WHAT YOU WILL DO: Type out the data exactly as given. Skip any image.

* begin *

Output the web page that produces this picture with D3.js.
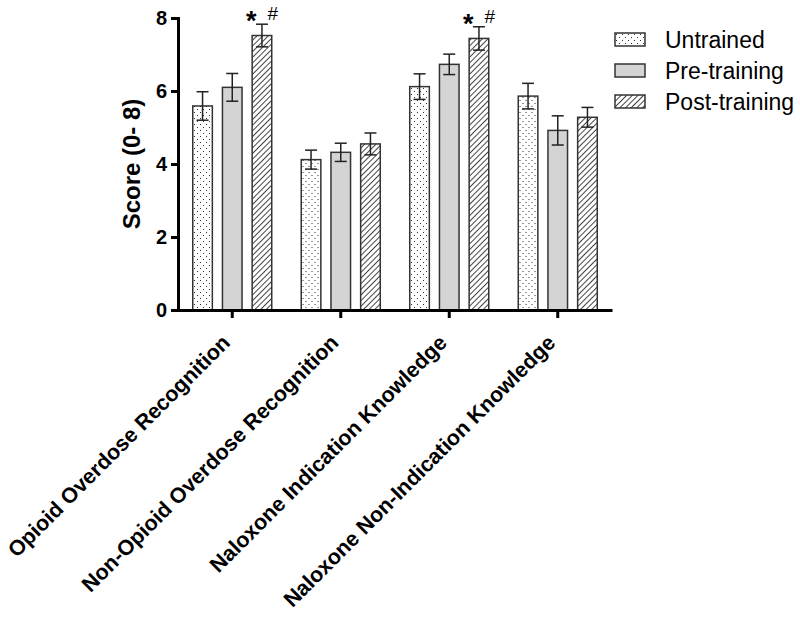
<!DOCTYPE html>
<html>
<head>
<meta charset="utf-8">
<script src="https://cdn.jsdelivr.net/npm/d3@7"></script>
<style>
  body { margin: 0; background: #fff; }
  svg text { font-family: "Liberation Sans", Arial, sans-serif; }
</style>
</head>
<body>
<svg id="chart" width="800" height="617"></svg>
<script>
// 数据
const categories = ['Opioid Overdose Recognition', 'Non-Opioid Overdose Recognition',
  'Naloxone Indication Knowledge', 'Naloxone Non-Indication Knowledge'];
const seriesNames = ['Untrained', 'Pre-training', 'Post-training'];
const untrained = [5.59, 4.12, 6.12, 5.86];
const untrainedErr = [0.39, 0.26, 0.35, 0.35];
const preTraining = [6.10, 4.32, 6.73, 4.92];
const preTrainingErr = [0.38, 0.25, 0.28, 0.40];
const postTraining = [7.52, 4.55, 7.44, 5.28];
const postTrainingErr = [0.31, 0.30, 0.32, 0.27];
const yTicks = [0, 2, 4, 6, 8];
const marks = ['*', '', '*', ''];   // 显著性标记 (vs Untrained)
const marks2 = ['#', '', '#', ''];  // (vs Pre-training)

const series = [
  { name: seriesNames[0], values: untrained, err: untrainedErr, fill: 'url(#dots)' },
  { name: seriesNames[1], values: preTraining, err: preTrainingErr, fill: '#d4d4d4' },
  { name: seriesNames[2], values: postTraining, err: postTrainingErr, fill: 'url(#hatch)' }
];

const svg = d3.select('#chart');
const margin = { left: 178, right: 188, top: 18, bottom: 307 };
const width = 800 - margin.left - margin.right;
const height = 617 - margin.top - margin.bottom;

// 图案
const defs = svg.append('defs');
const dots = defs.append('pattern').attr('id', 'dots')
  .attr('patternUnits', 'userSpaceOnUse').attr('width', 6).attr('height', 6);
dots.append('rect').attr('width', 6).attr('height', 6).attr('fill', '#fff');
dots.append('rect').attr('x', 1).attr('y', 1).attr('width', 1).attr('height', 1).attr('fill', '#333');
dots.append('rect').attr('x', 4).attr('y', 4).attr('width', 1).attr('height', 1).attr('fill', '#333');

const hatch = defs.append('pattern').attr('id', 'hatch')
  .attr('patternUnits', 'userSpaceOnUse').attr('width', 4).attr('height', 4)
  .attr('patternTransform', 'rotate(45)');
hatch.append('rect').attr('width', 4).attr('height', 4).attr('fill', '#fff');
hatch.append('line').attr('x1', 0).attr('y1', 0).attr('x2', 0).attr('y2', 4)
  .attr('stroke', '#222').attr('stroke-width', 1.7);

const g = svg.append('g').attr('transform', `translate(${margin.left},${margin.top})`);

const x0 = d3.scaleBand().domain(categories).range([0, width]).padding(0);
const x1 = d3.scaleBand().domain(seriesNames)
  .range([x0.bandwidth() / 2 - 39.5, x0.bandwidth() / 2 + 39.5]).paddingInner(0.34);
const y = d3.scaleLinear().domain([0, 8]).range([height, 0]);

// 柱子
categories.forEach((cat, i) => {
  const grp = g.append('g').attr('transform', `translate(${x0(cat)},0)`);
  series.forEach(s => {
    const bx = x1(s.name);
    const bw = x1.bandwidth();
    grp.append('rect')
      .attr('x', bx).attr('y', y(s.values[i]))
      .attr('width', bw).attr('height', y(0) - y(s.values[i]))
      .attr('fill', s.fill).attr('stroke', '#333').attr('stroke-width', 1.5);
    // 误差线
    const cx = bx + bw / 2;
    const hi = y(s.values[i] + s.err[i]);
    const lo = y(s.values[i] - s.err[i]);
    grp.append('line').attr('x1', cx).attr('x2', cx).attr('y1', hi).attr('y2', lo)
      .attr('stroke', '#222').attr('stroke-width', 1.5);
    [hi, lo].forEach(v => grp.append('line').attr('x1', cx - 6).attr('x2', cx + 6)
      .attr('y1', v).attr('y2', v).attr('stroke', '#222').attr('stroke-width', 1.5));
  });
  // 显著性标记
  const post = series[2];
  const px = x1(post.name);
  const top = y(post.values[i] + post.err[i]);
  if (marks[i]) {
    grp.append('text').attr('x', px - 1).attr('y', top + 6)
      .attr('text-anchor', 'middle').attr('font-size', 27).attr('font-weight', 'bold')
      .text(marks[i]);
  }
  if (marks2[i]) {
    grp.append('text').attr('x', px + x1.bandwidth() + 1).attr('y', top - 4)
      .attr('text-anchor', 'middle').attr('font-size', 19)
      .text(marks2[i]);
  }
});

// Y 轴
const yAxis = g.append('g').call(d3.axisLeft(y).tickValues(yTicks).tickSize(7).tickPadding(4));
yAxis.select('.domain').attr('stroke', '#000').attr('stroke-width', 3);
yAxis.selectAll('.tick line').attr('stroke', '#000').attr('stroke-width', 3);
yAxis.selectAll('.tick text').attr('font-size', 20).attr('font-weight', 'bold')
  .attr('font-family', '"Liberation Sans", Arial, sans-serif').attr('fill', '#000');

// X 轴
const xAxis = g.append('g').attr('transform', `translate(0,${height})`)
  .call(d3.axisBottom(x0).tickSize(8).tickSizeOuter(0));
xAxis.select('.domain').attr('stroke', '#000').attr('stroke-width', 3);
xAxis.selectAll('.tick line').attr('stroke', '#000').attr('stroke-width', 3);
xAxis.selectAll('.tick text')
  .attr('font-size', 21.5).attr('font-weight', 'bold')
  .attr('font-family', '"Liberation Sans", Arial, sans-serif').attr('fill', '#000')
  .attr('text-anchor', 'end').attr('dy', 0).attr('y', 0)
  .attr('transform', 'translate(-1,34) rotate(-45)');

// Y 轴标题
g.append('text')
  .attr('transform', `translate(-38,${height / 2}) rotate(-90)`)
  .attr('text-anchor', 'middle').attr('font-size', 24).attr('font-weight', 'bold')
  .text('Score (0- 8)');

// 图例
const legend = svg.append('g').attr('transform', 'translate(615,33)');
series.forEach((s, i) => {
  const row = legend.append('g').attr('transform', `translate(0,${i * 31})`);
  row.append('rect').attr('width', 30).attr('height', 13)
    .attr('fill', s.fill).attr('stroke', '#333').attr('stroke-width', 1.5);
  row.append('text').attr('x', 50).attr('y', 6.5).attr('dy', '0.35em')
    .attr('font-size', 23).text(s.name);
});
</script>
</body>
</html>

* end *

WORKED SOLUTION:
Output the web page that produces this picture with D3.js.
<!DOCTYPE html>
<html>
<head>
<meta charset="utf-8">
<script src="https://cdn.jsdelivr.net/npm/d3@7"></script>
<style>
  body { margin: 0; background: #fff; }
  svg text { font-family: "Liberation Sans", Arial, sans-serif; }
</style>
</head>
<body>
<svg id="chart" width="800" height="617"></svg>
<script>
// 数据
const categories = ['Opioid Overdose Recognition', 'Non-Opioid Overdose Recognition',
  'Naloxone Indication Knowledge', 'Naloxone Non-Indication Knowledge'];
const seriesNames = ['Untrained', 'Pre-training', 'Post-training'];
const untrained = [5.59, 4.12, 6.12, 5.86];
const untrainedErr = [0.39, 0.26, 0.35, 0.35];
const preTraining = [6.10, 4.32, 6.73, 4.92];
const preTrainingErr = [0.38, 0.25, 0.28, 0.40];
const postTraining = [7.52, 4.55, 7.44, 5.28];
const postTrainingErr = [0.31, 0.30, 0.32, 0.27];
const yTicks = [0, 2, 4, 6, 8];
const marks = ['*', '', '*', ''];   // 显著性标记 (vs Untrained)
const marks2 = ['#', '', '#', ''];  // (vs Pre-training)

const series = [
  { name: seriesNames[0], values: untrained, err: untrainedErr, fill: 'url(#dots)' },
  { name: seriesNames[1], values: preTraining, err: preTrainingErr, fill: '#d4d4d4' },
  { name: seriesNames[2], values: postTraining, err: postTrainingErr, fill: 'url(#hatch)' }
];

const svg = d3.select('#chart');
const margin = { left: 178, right: 188, top: 18, bottom: 307 };
const width = 800 - margin.left - margin.right;
const height = 617 - margin.top - margin.bottom;

// 图案
const defs = svg.append('defs');
const dots = defs.append('pattern').attr('id', 'dots')
  .attr('patternUnits', 'userSpaceOnUse').attr('width', 6).attr('height', 6);
dots.append('rect').attr('width', 6).attr('height', 6).attr('fill', '#fff');
dots.append('rect').attr('x', 1).attr('y', 1).attr('width', 1).attr('height', 1).attr('fill', '#333');
dots.append('rect').attr('x', 4).attr('y', 4).attr('width', 1).attr('height', 1).attr('fill', '#333');

const hatch = defs.append('pattern').attr('id', 'hatch')
  .attr('patternUnits', 'userSpaceOnUse').attr('width', 4).attr('height', 4)
  .attr('patternTransform', 'rotate(45)');
hatch.append('rect').attr('width', 4).attr('height', 4).attr('fill', '#fff');
hatch.append('line').attr('x1', 0).attr('y1', 0).attr('x2', 0).attr('y2', 4)
  .attr('stroke', '#222').attr('stroke-width', 1.7);

const g = svg.append('g').attr('transform', `translate(${margin.left},${margin.top})`);

const x0 = d3.scaleBand().domain(categories).range([0, width]).padding(0);
const x1 = d3.scaleBand().domain(seriesNames)
  .range([x0.bandwidth() / 2 - 39.5, x0.bandwidth() / 2 + 39.5]).paddingInner(0.34);
const y = d3.scaleLinear().domain([0, 8]).range([height, 0]);

// 柱子
categories.forEach((cat, i) => {
  const grp = g.append('g').attr('transform', `translate(${x0(cat)},0)`);
  series.forEach(s => {
    const bx = x1(s.name);
    const bw = x1.bandwidth();
    grp.append('rect')
      .attr('x', bx).attr('y', y(s.values[i]))
      .attr('width', bw).attr('height', y(0) - y(s.values[i]))
      .attr('fill', s.fill).attr('stroke', '#333').attr('stroke-width', 1.5);
    // 误差线
    const cx = bx + bw / 2;
    const hi = y(s.values[i] + s.err[i]);
    const lo = y(s.values[i] - s.err[i]);
    grp.append('line').attr('x1', cx).attr('x2', cx).attr('y1', hi).attr('y2', lo)
      .attr('stroke', '#222').attr('stroke-width', 1.5);
    [hi, lo].forEach(v => grp.append('line').attr('x1', cx - 6).attr('x2', cx + 6)
      .attr('y1', v).attr('y2', v).attr('stroke', '#222').attr('stroke-width', 1.5));
  });
  // 显著性标记
  const post = series[2];
  const px = x1(post.name);
  const top = y(post.values[i] + post.err[i]);
  if (marks[i]) {
    grp.append('text').attr('x', px - 1).attr('y', top + 6)
      .attr('text-anchor', 'middle').attr('font-size', 27).attr('font-weight', 'bold')
      .text(marks[i]);
  }
  if (marks2[i]) {
    grp.append('text').attr('x', px + x1.bandwidth() + 1).attr('y', top - 4)
      .attr('text-anchor', 'middle').attr('font-size', 19)
      .text(marks2[i]);
  }
});

// Y 轴
const yAxis = g.append('g').call(d3.axisLeft(y).tickValues(yTicks).tickSize(7).tickPadding(4));
yAxis.select('.domain').attr('stroke', '#000').attr('stroke-width', 3);
yAxis.selectAll('.tick line').attr('stroke', '#000').attr('stroke-width', 3);
yAxis.selectAll('.tick text').attr('font-size', 20).attr('font-weight', 'bold')
  .attr('font-family', '"Liberation Sans", Arial, sans-serif').attr('fill', '#000');

// X 轴
const xAxis = g.append('g').attr('transform', `translate(0,${height})`)
  .call(d3.axisBottom(x0).tickSize(8).tickSizeOuter(0));
xAxis.select('.domain').attr('stroke', '#000').attr('stroke-width', 3);
xAxis.selectAll('.tick line').attr('stroke', '#000').attr('stroke-width', 3);
xAxis.selectAll('.tick text')
  .attr('font-size', 21.5).attr('font-weight', 'bold')
  .attr('font-family', '"Liberation Sans", Arial, sans-serif').attr('fill', '#000')
  .attr('text-anchor', 'end').attr('dy', 0).attr('y', 0)
  .attr('transform', 'translate(-1,34) rotate(-45)');

// Y 轴标题
g.append('text')
  .attr('transform', `translate(-38,${height / 2}) rotate(-90)`)
  .attr('text-anchor', 'middle').attr('font-size', 24).attr('font-weight', 'bold')
  .text('Score (0- 8)');

// 图例
const legend = svg.append('g').attr('transform', 'translate(615,33)');
series.forEach((s, i) => {
  const row = legend.append('g').attr('transform', `translate(0,${i * 31})`);
  row.append('rect').attr('width', 30).attr('height', 13)
    .attr('fill', s.fill).attr('stroke', '#333').attr('stroke-width', 1.5);
  row.append('text').attr('x', 50).attr('y', 6.5).attr('dy', '0.35em')
    .attr('font-size', 23).text(s.name);
});
</script>
</body>
</html>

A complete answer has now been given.